Personal information
- Born: March 12, 1986 (age 40) Brampton, Ontario, Canada
- Listed height: 6 ft 0 in (1.83 m)
- Listed weight: 195 lb (88 kg)

Career information
- High school: Turner Fenton
- University: Guelph
- CFL draft: 2010: 1st round, 5th overall pick

Career history
- 2010–2019: Calgary Stampeders

Awards and highlights
- 2× Grey Cup champion (2014) (2018); Dave Dryburgh Memorial Trophy (2010); Tom Pate Memorial Award (2019); 2× CFL All-Star (2012, 2013); 3× CFL West All-Star (2012, 2013, 2014);
- Stats at CFL.ca

= Rob Maver =

Canadian football player (born 1986)

Rob Maver (born March 12, 1986) is a Canadian former professional football punter who played his entire 10-year career with the Calgary Stampeders of the Canadian Football League (CFL). He was drafted fifth overall by the Stampeders in the 2010 CFL draft, after being highly ranked by the CFL's Amateur Scouting Bureau.
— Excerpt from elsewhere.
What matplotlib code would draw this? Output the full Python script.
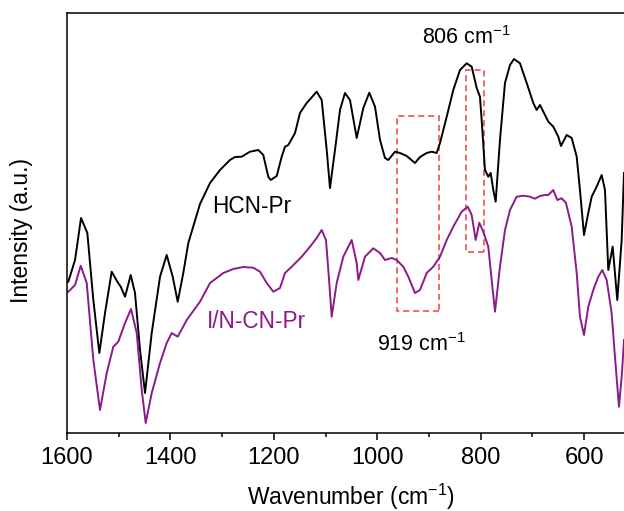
import numpy as np
import matplotlib.pyplot as plt

plt.rcParams["font.family"] = ["Liberation Sans", "DejaVu Sans"]

# HCN-Pr spectrum (wavenumber, intensity a.u.)
hcn_wn = [1600.0, 1597.5, 1584.5, 1572.9, 1560.7, 1549.1, 1537.5, 1526.5, 1513.6, 1502.7,
          1496.1, 1487.8, 1476.8, 1468.5, 1458.8, 1449.1, 1436.2, 1420.1, 1407.2, 1395.6,
          1385.9, 1375.1, 1365.4, 1342.8, 1323.4, 1304.1, 1284.8, 1275.1, 1262.1, 1246.1,
          1230.0, 1220.4, 1210.7, 1206.0, 1194.4, 1184.8, 1178.4, 1172.0, 1159.0, 1149.4,
          1136.4, 1117.1, 1107.4, 1097.7, 1091.4, 1081.7, 1072.0, 1062.4, 1052.7, 1039.7,
          1026.9, 1015.3, 1004.3, 994.6, 985.0, 978.6, 965.6, 956.0, 943.0, 927.0,
          917.3, 904.3, 894.7, 885.0, 878.6, 865.6, 852.9, 839.9, 827.0, 817.3,
          807.6, 801.3, 798.0, 791.6, 785.2, 780.6, 775.5, 770.9, 762.6, 752.9,
          743.2, 735.5, 723.9, 710.9, 698.2, 691.6, 685.2, 675.5, 669.1, 659.5,
          649.8, 644.6, 633.6, 623.9, 614.2, 607.9, 600.1, 591.8, 585.2, 575.6,
          565.9, 559.5, 553.1, 544.6, 535.7, 527.2, 522.7]
hcn_int = [151, 151.3, 173, 215, 200, 133, 80, 120, 161.3, 151.3,
           146.3, 136.3, 158, 140, 83, 40, 100, 156.3, 178, 156.3,
           131.3, 160, 190, 229, 250, 263, 273, 276, 276.3, 281.3,
           283, 278, 256.3, 253, 257, 276.3, 286.3, 288, 300, 320,
           330, 341.3, 333, 283, 245, 283, 323, 340, 333, 295,
           325, 340.3, 326.3, 293, 275, 273, 281.3, 280, 277, 270,
           276, 280, 281.3, 280, 290, 316.3, 343, 363, 369.7, 366.3,
           345, 336.3, 313, 263, 256.3, 260, 243, 231.3, 293, 350,
           368, 374, 369.7, 350, 330, 323, 328, 318, 311.3, 306.3,
           296.3, 287, 298, 295, 276.3, 243, 198, 220, 236.3, 246.3,
           258, 243, 163, 186.3, 133, 193, 260]

# I/N-CN-Pr spectrum
incn_wn = [1600.0, 1597.5, 1584.5, 1573.5, 1561.9, 1549.1, 1536.2, 1523.2, 1510.5, 1500.8,
           1487.8, 1476.2, 1465.2, 1455.5, 1447.8, 1436.2, 1420.1, 1407.2, 1397.5, 1385.9,
           1368.5, 1342.8, 1323.4, 1297.7, 1278.4, 1259.0, 1239.7, 1226.7, 1213.8, 1201.0,
           1188.1, 1178.4, 1165.4, 1146.1, 1130.0, 1117.1, 1107.4, 1099.1, 1092.7, 1088.1,
           1078.4, 1065.6, 1049.4, 1039.7, 1036.6, 1023.7, 1007.6, 994.6, 985.0, 972.0,
           962.4, 949.6, 939.9, 927.0, 917.3, 904.3, 891.6, 878.6, 865.6, 852.9,
           836.7, 825.0, 817.3, 809.6, 802.6, 794.9, 785.2, 778.6, 772.2, 762.6,
           752.9, 743.2, 730.3, 717.5, 704.6, 694.9, 685.2, 675.5, 669.1, 659.5,
           651.7, 643.3, 634.9, 623.9, 614.2, 607.9, 600.1, 591.8, 582.1, 572.4,
           564.7, 556.2, 546.6, 540.2, 532.4, 526.6, 522.7]
incn_int = [141, 141.3, 148, 167.3, 150, 73, 23, 60, 86.3, 91.3,
            110, 124, 100, 43, 10, 40, 70, 90, 100, 96.3,
            113, 131.3, 150, 160, 164, 166, 165.3, 161.3, 150, 141.3,
            145, 160, 166.3, 176.3, 186.3, 195, 203, 193, 150, 116.3,
            150, 176.3, 193, 170, 153, 176.3, 184.7, 180, 173, 175,
            173, 166.3, 156.3, 140, 143, 160, 166.3, 176.3, 193, 206.3,
            221.3, 226.3, 218, 193, 210.3, 201.3, 186.3, 153, 121.3, 166.3,
            203, 223, 236.3, 237.3, 236.3, 234.3, 237, 238, 238, 243,
            233, 234.7, 230, 206.3, 160, 116.3, 98, 126.3, 143, 156.3,
            163, 153, 120, 76.3, 26.3, 60, 93]

purple = "#8B1A8B"
red = "#F04040"

fig = plt.figure(figsize=(6.24, 5.11), dpi=100)
ax = fig.add_axes([0.1074, 0.1526, 0.8926, 0.822])

ax.plot(hcn_wn, hcn_int, color="black", lw=1.4)
ax.plot(incn_wn, incn_int, color=purple, lw=1.4)

# dashed boxes around the bands of interest
ax.add_patch(plt.Rectangle((880, 122), 962.4 - 880, 317 - 122, fill=False,
                           ls=(0, (4, 2.5)), lw=1.1, ec=red))
ax.add_patch(plt.Rectangle((793.5, 181), 828.3 - 793.5, 363 - 181, fill=False,
                           ls=(0, (4, 2.5)), lw=1.1, ec=red))

ax.text(1242, 226, "HCN-Pr", fontsize=16.3, ha="center", va="center")
ax.text(1233, 112, "I/N-CN-Pr", fontsize=16.3, ha="center", va="center", color=purple)
ax.text(828, 395, "806 cm$^{\\mathregular{-1}}$", fontsize=15.5, ha="center", va="center")
ax.text(915, 88, "919 cm$^{\\mathregular{-1}}$", fontsize=15.5, ha="center", va="center")

ax.set_xlim(1600, 522.7)
ax.set_ylim(0, 420)
ax.set_xticks([1600, 1400, 1200, 1000, 800, 600])
ax.set_xticks(np.arange(1500, 522, -200), minor=True)
ax.set_yticks([])
ax.tick_params(axis="x", which="major", labelsize=17, length=5, width=1.1, pad=5)
ax.tick_params(axis="x", which="minor", length=3, width=1.1)
for s in ["left", "bottom", "top"]:
    ax.spines[s].set_linewidth(1.1)
ax.spines["right"].set_visible(False)

ax.set_xlabel("Wavenumber (cm$^{\\mathregular{-1}}$)", fontsize=16.5)
ax.set_ylabel("Intensity (a.u.)", fontsize=16.5)
ax.xaxis.set_label_coords(0.509, -0.115)
ax.yaxis.set_label_coords(-0.061, 0.483)

fig.savefig("out.png", dpi=100)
He played CIS football for the Guelph Gryphons. He played high school football for Turner Fenton Trojans.

==University career==
Maver attended University of Guelph where he played university football for the Guelph Gryphons as the team's placekicker and punter from 2006-2009. He earned OUA All-star honours for both positions for the 2009 season. Maver also played in the 2009 CIS East-West game and finished in eighth place on the CIS all-time field goals list with 54.

==Professional career==
After his university career, Maver was the only placekicker invited to the CFL Evaluation Camp (Grant Shaw was invited as a defensive back). Maver was the sixth ranked player in the Canadian Football League’s Amateur Scouting Bureau rankings for players eligible in the 2010 CFL draft. With their kickers departing their teams after the 2009 CFL season, the Calgary Stampeders, Hamilton Tiger-Cats, and Toronto Argonauts were said to be looking for a replacement kicker, possibly found in the draft. As such, the Calgary Stampeders had to use their early draft pick to select Maver fifth overall before the other two teams could do so.

On May 13, 2010, it was announced that Maver had signed a contract with the Calgary Stampeders.